Does meditation help with stress and aging based on science?

We all know what stress is, right? Sometimes it feels like there’s nothing in our lives except for stress. Scientific research shows that stress is one of the main causes of the majority of diseases. So, does meditation help with stress and aging based on science? Let’s find out in this article.

Does stress decrease our lifespan?

Meta-analysis of 5 studies shows that compared to the individuals without PTSD, individuals with PTSD have shorter telomere length. [1]

A systematic review of the association between chronic social stress and telomere length shows that chronic social stress accompanies telomere shortening. Chronic social stress was defined by poverty, exposure to violence, or caregiving. [2]

Another systematic review of 105 studies says that there’s a relationship between some stressful situations and telomere shortening. [3]

Does meditation help with aging?

Meta-analysis says that short telomeres are associated with increased all-cause mortality risk in the general population. [4]

I already have an article on what a telomere is and how we can live longer by increasing our telomere length. If you haven’t read it yet then you can click here to read it.

So, the question now is can meditation increase our telomere length and thus help us live longer?

A systematic review of 20 randomized controlled trials (RCTs) shows that meditation is associated with changes in select immune system processes involved in inflammation, immunity, and biological aging. It’s mentioned though that these results are tentative and require further replication. [5]

Another systematic review though says that the effect of meditation on telomere length is unclear. [6]

Does meditation help with stress?

A systematic review of 47 trials says that meditation programs can result in small to moderate reductions of multiple negative dimensions of psychological stress. [7]

Meta-analysis of 10 trials on meditation interventions for posttraumatic stress disorder (PTSD) shows that meditation appears to be effective for PTSD and depression symptoms. [8]

A systematic review of 104 randomized controlled trials (RCTs) shows that meditation appears to be more beneficial for improving sleep quality and fatigue management as well as anti-depressive effects, especially in patients suffering from mental disorders. [9]

A systematic review of meta-analyses says that mind-body interventions show consistent small to moderate effects in reducing depressive symptoms in chronic pain. [10]

Meta-analysis of 38 randomized controlled trials (RCTs) says that mindfulness meditation was associated with a small effect of improved pain symptoms compared with treatment as usual, passive controls, and education/support groups in a meta-analysis of 30 randomized controlled trials.
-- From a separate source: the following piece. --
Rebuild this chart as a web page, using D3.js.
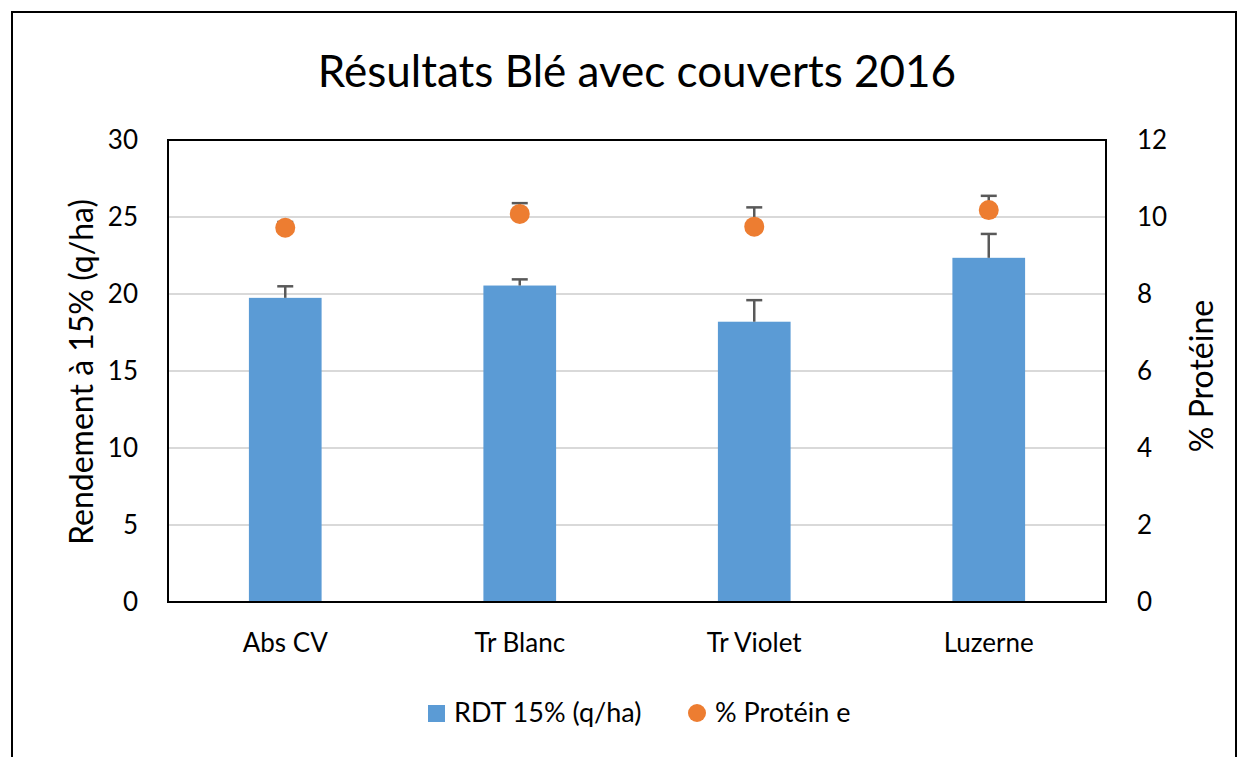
<!DOCTYPE html>
<html>
<head>
<meta charset="utf-8">
<script src="https://cdn.jsdelivr.net/npm/d3@7"></script>
<style>
  body { margin: 0; background: #fff; }
  svg { font-family: Lato, "Open Sans", sans-serif; }
</style>
</head>
<body>
<div id="chart"></div>
<script>
const categories = ["Abs CV", "Tr Blanc", "Tr Violet", "Luzerne"];
const rdtValues = [19.75, 20.55, 18.2, 22.35];
const rdtErrors = [0.75, 0.4, 1.4, 1.55];
const proteinValues = [9.72, 10.08, 9.75, 10.18];
const proteinErrors = [0.15, 0.28, 0.5, 0.37];
const leftTicks = [0, 5, 10, 15, 20, 25, 30];
const rightTicks = [0, 2, 4, 6, 8, 10, 12];

const width = 1248, height = 757;
const plot = { left: 168, right: 1106, top: 140, bottom: 602 };

const svg = d3.select("#chart").append("svg")
  .attr("width", width)
  .attr("height", height);

// outer frame (bottom runs off the picture)
svg.append("path")
  .attr("d", "M12,760 L12,12 L1236,12 L1236,760")
  .attr("fill", "none")
  .attr("stroke", "#000")
  .attr("stroke-width", 2);

const x = d3.scaleBand().domain(categories).range([plot.left, plot.right]).paddingInner(0.69).paddingOuter(0.345);
const yLeft = d3.scaleLinear().domain([0, 30]).range([plot.bottom, plot.top]);
const yRight = d3.scaleLinear().domain([0, 12]).range([plot.bottom, plot.top]);

// gridlines
svg.append("g")
  .selectAll("line")
  .data(leftTicks.filter((t) => t > 0 && t < 30))
  .enter()
  .append("line")
  .attr("x1", plot.left)
  .attr("x2", plot.right)
  .attr("y1", (d) => yLeft(d))
  .attr("y2", (d) => yLeft(d))
  .attr("stroke", "#d9d9d9")
  .attr("stroke-width", 2);

// bars
svg.append("g")
  .selectAll("rect")
  .data(rdtValues)
  .enter()
  .append("rect")
  .attr("x", (d, i) => x(categories[i]))
  .attr("y", (d) => yLeft(d))
  .attr("width", x.bandwidth())
  .attr("height", (d) => yLeft(0) - yLeft(d))
  .attr("fill", "#5b9bd5");

// error bars (plus side only)
function errorBars(vals, errs, scale) {
  const g = svg.append("g").attr("stroke", "#595959").attr("stroke-width", 2.5);
  vals.forEach((v, i) => {
    const cx = x(categories[i]) + x.bandwidth() / 2;
    g.append("line")
      .attr("x1", cx).attr("x2", cx)
      .attr("y1", scale(v)).attr("y2", scale(v + errs[i]));
    g.append("line")
      .attr("x1", cx - 8).attr("x2", cx + 8)
      .attr("y1", scale(v + errs[i])).attr("y2", scale(v + errs[i]));
  });
}
errorBars(rdtValues, rdtErrors, yLeft);
errorBars(proteinValues, proteinErrors, yRight);

// protein dots
svg.append("g")
  .selectAll("circle")
  .data(proteinValues)
  .enter()
  .append("circle")
  .attr("cx", (d, i) => x(categories[i]) + x.bandwidth() / 2)
  .attr("cy", (d) => yRight(d))
  .attr("r", 10)
  .attr("fill", "#ed7d31");

// plot box
svg.append("rect")
  .attr("x", plot.left)
  .attr("y", plot.top)
  .attr("width", plot.right - plot.left)
  .attr("height", plot.bottom - plot.top)
  .attr("fill", "none")
  .attr("stroke", "#000")
  .attr("stroke-width", 2);

// axes
const yAxisL = d3.axisLeft(yLeft).tickValues(leftTicks).tickSize(0).tickPadding(30);
const yAxisR = d3.axisRight(yRight).tickValues(rightTicks).tickSize(0).tickPadding(31);
const xAxis = d3.axisBottom(x).tickSize(0).tickPadding(32);

const gl = svg.append("g").attr("transform", `translate(${plot.left},0)`).call(yAxisL);
const gr = svg.append("g").attr("transform", `translate(${plot.right},0)`).call(yAxisR);
const gx = svg.append("g").attr("transform", `translate(0,${plot.bottom})`).call(xAxis);
[gl, gr, gx].forEach((g) => {
  g.select(".domain").remove();
  g.selectAll("text").attr("font-size", 26).attr("font-family", "Lato, sans-serif").attr("fill", "#000");
});

// title
svg.append("text")
  .attr("x", 637)
  .attr("y", 87)
  .attr("text-anchor", "middle")
  .attr("font-size", 44)
  .text("Résultats Blé avec couverts 2016");

// axis titles
svg.append("text")
  .attr("transform", "translate(93,372) rotate(-90)")
  .attr("text-anchor", "middle")
  .attr("font-size", 32)
  .text("Rendement à 15% (q/ha)");

svg.append("text")
  .attr("transform", "translate(1213,376) rotate(-90)")
  .attr("text-anchor", "middle")
  .attr("font-size", 32)
  .text("% Protéine");

// legend
const legend = svg.append("g").attr("font-size", 27);
legend.append("rect").attr("x", 428).attr("y", 705).attr("width", 17).attr("height", 17).attr("fill", "#5b9bd5");
legend.append("text").attr("x", 454).attr("y", 722).text("RDT 15% (q/ha)");
legend.append("circle").attr("cx", 697).attr("cy", 713).attr("r", 9).attr("fill", "#ed7d31");
legend.append("text").attr("x", 715).attr("y", 722).text("% Protéin e");
</script>
</body>
</html>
However, there was evidence of substantial heterogeneity among studies and possible publication bias resulting in a low quality of evidence. [11]

Also, mindfulness meditation was associated with statistically significant improvement in depression, physical health-related quality of life, and mental health-related quality of life. Quality of evidence was high for depression, moderate for mental health-related quality of life, and low for physical health-related quality of life. [11]
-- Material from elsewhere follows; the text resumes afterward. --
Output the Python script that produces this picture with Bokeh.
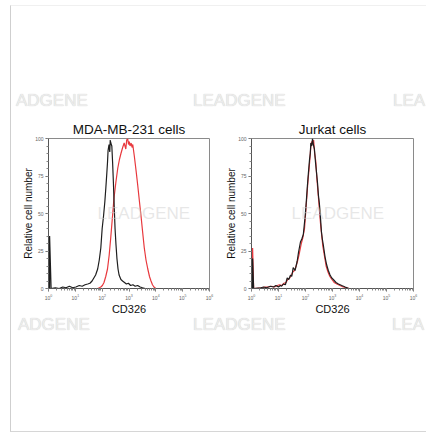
from bokeh.plotting import figure
from bokeh.models import Range1d, FixedTicker, Label, LogTicker, Div
from bokeh.layouts import row, column
from bokeh.embed import file_html
from bokeh.resources import INLINE

# ---------------- data ----------------
titles = ["MDA-MB-231 cells", "Jurkat cells"]
x_label = "CD326"
y_label = "Relative cell number"
y_ticks = [0, 25, 50, 75, 100]
watermark = "LEADGENE"
watermark_left_part = "ADGENE"
watermark_right_part = "LEA"

# MDA-MB-231 : isotype (black) and CD326 (red)
mda_black_x = [1.1, 1.1, 1.25, 1.8, 2.5, 3.4, 4.5, 6, 8, 10.5, 14, 18, 23, 29, 35, 42, 49, 57, 68, 78,
               89, 100, 112, 126, 137, 148, 158, 166, 180, 192, 200, 210, 229, 245, 263, 282, 302, 328,
               355, 390, 427, 500, 575, 680, 800, 950, 1150, 1400, 1700, 2100, 2600, 3200, 4000, 5000]
mda_black_y = [0, 35, 0, 0.5, 0, 1, 0.5, 1.5, 0.5, 1, 2, 1.5, 2.5, 3, 3.5, 5, 7, 9, 13, 19,
               27, 40, 48, 58, 67, 76, 84, 92, 96, 91, 99, 97, 95, 84, 70, 54, 40, 29,
               20, 13, 9, 6, 5, 4, 3, 3.5, 2, 2.5, 1.5, 2, 1, 0.5, 0, 0]
mda_red_x = [60, 68, 78, 89, 102, 117, 136, 158, 182, 209, 240, 275, 325, 380, 440, 501, 580, 661,
             760, 820, 891, 960, 1020, 1096, 1200, 1300, 1380, 1480, 1585, 1850, 2138, 2450, 2818,
             3250, 3715, 4300, 5012, 5800, 6607, 7500, 8511, 10000, 12000]
mda_red_y = [0, 0, 0.5, 1, 2, 4, 8, 13, 22, 34, 47, 60, 71, 80, 86, 90, 94, 97,
             93, 99, 100, 96, 98, 95, 97, 94, 96, 92, 88, 78, 68, 58, 48,
             37, 27, 19, 13, 8, 5, 2.5, 1, 0, 0]

# Jurkat : isotype (black) and CD326 (red)
jur_black_x = [1.1, 1.1, 1.2, 2.2, 2.8, 3.6, 5, 6.5, 8, 10, 11.7, 13, 15, 18, 21, 24, 28, 31, 35, 41,
               49, 55, 65, 73, 83, 98, 107, 117, 128, 141, 150, 158, 170, 182, 195, 214, 235, 257,
               280, 302, 325, 347, 389, 420, 457, 530, 603, 700, 813, 940, 1072, 1350, 1660, 2200,
               2951, 3981, 5000]
jur_black_y = [0, 20, 0, 0.5, 1, 0.5, 1.5, 1, 2, 1, 2, 1.5, 3, 2.5, 7, 6, 9, 8, 14, 12,
               18, 24, 31, 33, 36, 49, 58, 68, 77, 86, 90, 97, 95, 100, 96, 93, 84, 77,
               70, 62, 57, 51, 38, 33, 29, 21, 16, 12, 9, 7, 6, 4, 3, 2,
               1, 0, 0]
jur_red_x = [1.1, 1.1, 1.2, 2.5, 3.2, 4.2, 5.5, 7, 9, 11, 13.5, 16, 19, 22, 26, 30, 34, 39, 45, 52,
             60, 70, 80, 92, 103, 113, 124, 136, 148, 160, 172, 185, 200, 218, 240, 262, 285, 310,
             335, 365, 400, 440, 500, 580, 680, 800, 950, 1150, 1450, 1900, 2500, 3300, 4200]
jur_red_y = [0, 27, 0, 0.5, 1, 1, 1.5, 1, 2, 2.5, 2, 3.5, 4, 6, 7, 9, 11, 12, 15, 19,
             24, 30, 34, 40, 52, 62, 72, 80, 88, 96, 98, 96, 99, 90, 85, 74, 66, 58,
             50, 42, 35, 28, 22, 15, 11, 8, 6, 4, 3, 2, 1, 0.5, 0]

BLACK = "#1e1e1e"
RED = "#e8383d"
FONT = "Liberation Sans"

# ---------------- layout geometry (page pixels) ----------------
ORIGIN_X, ORIGIN_Y = 11, 6          # content origin inside the light frame
CONTENT_W, CONTENT_H = 415, 423
FRAME_TOP, FRAME_H = 137, 150
TITLE_BAND = 19
AXIS_BAND = 28
TOP_H = FRAME_TOP - ORIGIN_Y - TITLE_BAND
FIG_H = TITLE_BAND + FRAME_H + AXIS_BAND
BOTTOM_H = CONTENT_H - TOP_H - FIG_H

panels = [
    dict(canvas_left=11, fl=48, fr=209, right=217, title_off=-3),
    dict(canvas_left=217, fl=251, fr=413, right=426, title_off=-2),
]
# watermark anchors (page px: left edge, vertical centre, text)
wm_top = [(16, 100, watermark_left_part), (193, 100, watermark), (393, 100, watermark_right_part)]
wm_mid = [(97, 212), (291, 212)]
wm_bot = [(18, 322, watermark_left_part), (193, 322, watermark), (392, 322, watermark_right_part)]

series = [
    [(mda_red_x, mda_red_y, RED), (mda_black_x, mda_black_y, BLACK)],
    [(jur_red_x, jur_red_y, RED), (jur_black_x, jur_black_y, BLACK)],
]


def make_panel(i):
    g = panels[i]
    fw = g["fr"] - g["fl"]
    p = figure(
        x_axis_type="log",
        x_range=Range1d(1, 1e6),
        y_range=Range1d(0, 100),
        frame_width=fw,
        frame_height=FRAME_H,
        min_border_left=g["fl"] - g["canvas_left"],
        min_border_right=g["right"] - g["fr"],
        min_border_top=TITLE_BAND,
        min_border_bottom=AXIS_BAND,
        output_backend="svg",
        toolbar_location=None,
        background_fill_color="white",
        border_fill_color="white",
        outline_line_color="#8a8a8a",
        outline_line_width=1,
        title=titles[i],
    )
    p.grid.visible = False
    p.title.align = "center"
    p.title.offset = g["title_off"]
    p.title.standoff = 3
    p.title.text_font = FONT
    p.title.text_font_style = "normal"
    p.title.text_font_size = "13.5px"
    p.title.text_color = "#111111"

    for xs, ys, c in series[i]:
        p.line(xs, ys, line_color=c, line_width=1.2)

    # faint watermark inside the frame
    dec = fw / 6.0
    ypx = FRAME_H / 100.0
    fb = FRAME_TOP + FRAME_H
    for (px, py) in wm_mid:
        if g["fl"] < px < g["fr"] - 90:
            p.add_layout(Label(x=10 ** ((px - g["fl"]) / dec), y=(fb - py) / ypx, text=watermark,
                               text_align="left", text_baseline="middle", text_font=FONT,
                               text_font_size="17px", text_color="#cfcfcf", text_alpha=0.5))

    p.xaxis.ticker = LogTicker(num_minor_ticks=10)
    p.yaxis.ticker = FixedTicker(ticks=y_ticks, minor_ticks=list(range(0, 101, 5)))
    p.xaxis.axis_label = x_label
    p.yaxis.axis_label = y_label
    for ax in (p.xaxis, p.yaxis):
        ax.axis_label_text_font = FONT
        ax.axis_label_text_font_style = "normal"
        ax.axis_label_text_color = "#111111"
        ax.major_label_text_font = FONT
        ax.major_label_text_font_size = "5px"
        ax.major_label_text_color = "#666666"
        ax.axis_line_color = "#555555"
        ax.major_tick_line_color = "#666666"
        ax.minor_tick_line_color = "#888888"
        ax.major_tick_out = 3
        ax.major_tick_in = 0
        ax.minor_tick_out = 2
        ax.minor_tick_in = 0
        ax.major_label_standoff = 2
    p.xaxis.axis_label_text_font_size = "11px"
    p.yaxis.axis_label_text_font_size = "10px"
    p.xaxis.axis_label_standoff = 0
    p.yaxis.axis_label_standoff = -2
    return p


def wm_div(points, top_page, height):
    spans = []
    for (px, py, txt) in points:
        left = px - ORIGIN_X
        top = py - top_page - 8.5
        spans.append(
            f'<span style="position:absolute;left:{left}px;top:{top}px;font-family:\'{FONT}\';'
            f'font-size:17px;line-height:17px;white-space:nowrap;color:#ececec;'
            f'text-shadow:0 0 1px #c4c4c4;">{txt}</span>')
    html = (f'<div style="position:relative;width:{CONTENT_W}px;height:{height}px;">'
            + "".join(spans) + "</div>")
    return Div(text=html, width=CONTENT_W, height=height, margin=0,
               styles={"overflow": "visible"})


p1 = make_panel(0)
p2 = make_panel(1)

top_div = wm_div(wm_top, ORIGIN_Y, TOP_H)
bot_div = wm_div(wm_bot, ORIGIN_Y + TOP_H + FIG_H, BOTTOM_H)

layout = column(top_div, row(p1, p2), bot_div,
                styles={"margin-left": "10px", "margin-top": "5px",
                        "border-left": "1px solid #cfcfcf", "border-top": "1px solid #f0f0f0",
                        "border-bottom": "1px solid #d6d6d6"})

open("out.html", "w").write(file_html(layout, INLINE))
A systematic review shows that meditation provides a small to moderate benefit for informal caregivers and health professionals for stress reduction. [12]


So, does stress decrease our lifespan and does meditation help with stress and aging based on science? Well, there’s good news and bad news. Bad news is that it looks like scientific research shows that stress indeed can decrease our lifespan by shortening our telomeres. Good news is that it looks like scientific research shows that meditation can help with stress and increase our lifespan.